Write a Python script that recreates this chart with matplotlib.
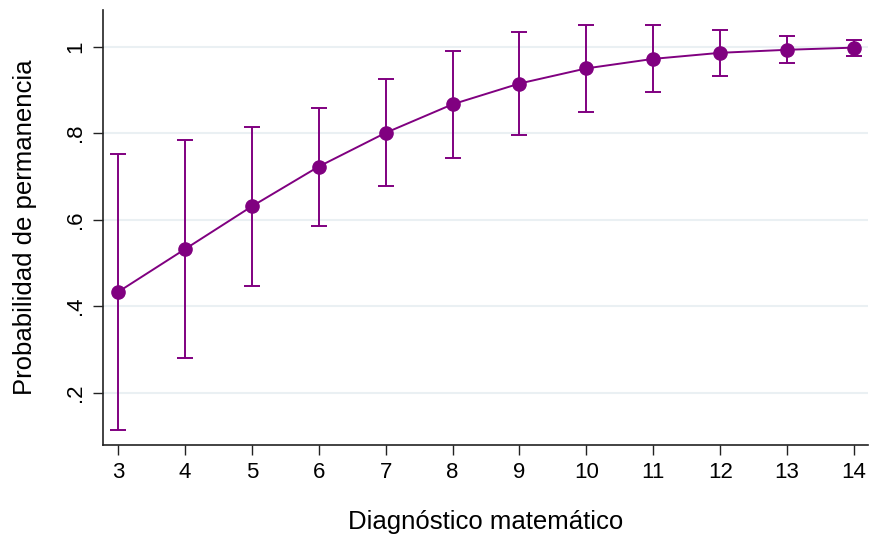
import matplotlib.pyplot as plt

# Data
diagnostico = [3, 4, 5, 6, 7, 8, 9, 10, 11, 12, 13, 14]
prob = [0.433, 0.532, 0.631, 0.723, 0.801, 0.867, 0.915, 0.950, 0.972, 0.986, 0.993, 0.998]
upper = [0.752, 0.784, 0.815, 0.859, 0.925, 0.990, 1.033, 1.051, 1.050, 1.039, 1.026, 1.015]
lower = [0.113, 0.280, 0.447, 0.585, 0.679, 0.743, 0.797, 0.848, 0.895, 0.933, 0.962, 0.979]
yticks = [0.2, 0.4, 0.6, 0.8, 1.0]
ytick_labels = ['.2', '.4', '.6', '.8', '1']

plt.rcParams['font.family'] = ['Liberation Sans', 'DejaVu Sans']

color = '#800080'
fig = plt.figure(figsize=(8.69, 5.35), dpi=100)
ax = fig.add_axes([0.1182, 0.1682, 0.8807, 0.8131])

yerr = [[p - l for p, l in zip(prob, lower)], [u - p for p, u in zip(prob, upper)]]
ax.errorbar(diagnostico, prob, yerr=yerr, color=color, marker='o', markersize=9.5,
            linewidth=1.4, elinewidth=1.4, capsize=6, capthick=1.4, zorder=3)

ax.set_xlim(2.77, 14.21)
ax.set_ylim(0.079, 1.085)
ax.set_xticks(diagnostico)
ax.set_yticks(yticks)
ax.set_yticklabels(ytick_labels, rotation=90, va='center')
ax.grid(axis='y', color='#eaf0f3', linewidth=1.5, zorder=0)
ax.set_axisbelow(True)

for side in ['top', 'right']:
    ax.spines[side].set_visible(False)
for side in ['left', 'bottom']:
    ax.spines[side].set_linewidth(1.2)
    ax.spines[side].set_color('#222222')

ax.tick_params(axis='both', direction='out', length=7, width=1, color='#222222',
               labelsize=16, pad=5)
ax.set_xlabel('Diagnóstico matemático', fontsize=18.5, labelpad=20)
ax.set_ylabel('Probabilidad de permanencia', fontsize=18.5, labelpad=20)

fig.savefig('out.png', dpi=100)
———
● EXERCISE BRIEF
Without the pictures, return the listing above from its first line through the line that has "ytick_labels = ['.2', '.4', '.6', '.8', '1']".

● SOLUTION TO THE EXERCISE
Write a Python script that recreates this chart with matplotlib.
import matplotlib.pyplot as plt

# Data
diagnostico = [3, 4, 5, 6, 7, 8, 9, 10, 11, 12, 13, 14]
prob = [0.433, 0.532, 0.631, 0.723, 0.801, 0.867, 0.915, 0.950, 0.972, 0.986, 0.993, 0.998]
upper = [0.752, 0.784, 0.815, 0.859, 0.925, 0.990, 1.033, 1.051, 1.050, 1.039, 1.026, 1.015]
lower = [0.113, 0.280, 0.447, 0.585, 0.679, 0.743, 0.797, 0.848, 0.895, 0.933, 0.962, 0.979]
yticks = [0.2, 0.4, 0.6, 0.8, 1.0]
ytick_labels = ['.2', '.4', '.6', '.8', '1']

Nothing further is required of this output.